Although ECP regions are projected to persist in the Daisetsu Mountains and Mt. Fuji after the latter half of the twenty-first century, the risk of disappearance is higher for the ECP regions in other domains. In the Hidaka Mountains and the Northern Japan Alps, where the latitude and mountaintop altitude are relatively high, the ECP regions are projected to disappear in the next ten years or so, irrespective of the climate scenario. In the other five domains, Mt. Shiretokodake, Mt. Sharidake, Southern Japan Alps, Mt. Akandake, and Mt. Yotei, most of the ECP regions are also projected to disappear shortly. Indeed, the mode of seasonal freezing in these domains may already have changed significantly.

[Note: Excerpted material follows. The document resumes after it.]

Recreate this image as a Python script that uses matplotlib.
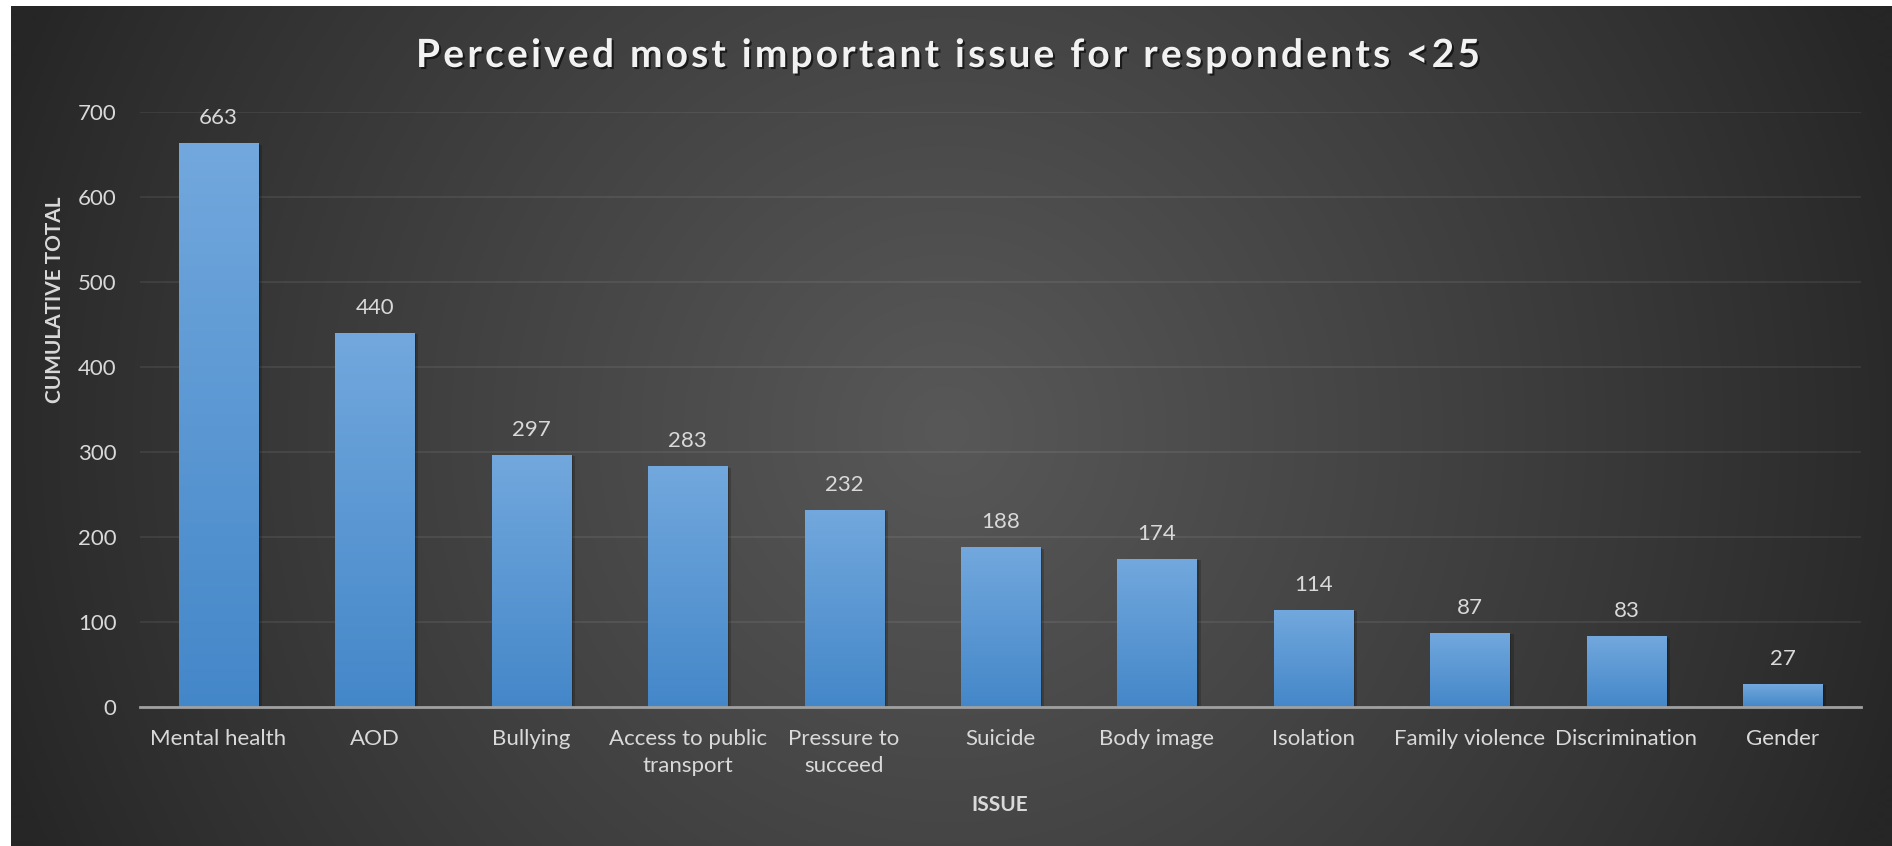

The analysis presented in this study does not consider detailed factors such as topography (slope direction and slope angle), soil properties (porosity and permeability), vegetation, and meteorological conditions (precipitation, local wind direction and snow cover), which are known to play important roles in determining the distribution of permafrost (e.g., Ishikawa and Hirakawa 2000). Using a 30-year average as the calculation period for the freezing and thawing indices, hysteresis in surface air temperature changes is considered in our estimates for the ECP region (see Methods). However, the response of permafrost to changes in climatic conditions may occur over a much longer timescale (Saito et al. 2014), and changes in permafrost distributions may be slower than those shown in Fig. 4.

The climatic conditions under which permafrost can exist in Japan’s mountainous regions are expected to disappear, indicating the importance of monitoring the environment and developing adaptation measures for climate change. Specifically, monitoring the phenology and distribution of alpine vegetation is considered important for clarifying the effects of permafrost thawing on alpine ecosystems (Yokohata et al. 2021). Accurately monitoring environmental changes in mountainous areas is also vital for addressing the problem of increases in the scale and frequency of flow slopes and landslides (Krautblatter et al. 2013; Lacelle et al. 2015; Patton et al. 2019). Thus, applying a technique to determine the ground-surface displacement in detail by using satellite data is considered necessary (Iwahana et al. 2016; Abe et al. 2020). In addition to accurately monitoring changes in mountain environments, providing local governments with appropriate measures to prepare for major future environmental changes is an essential issue for future studies.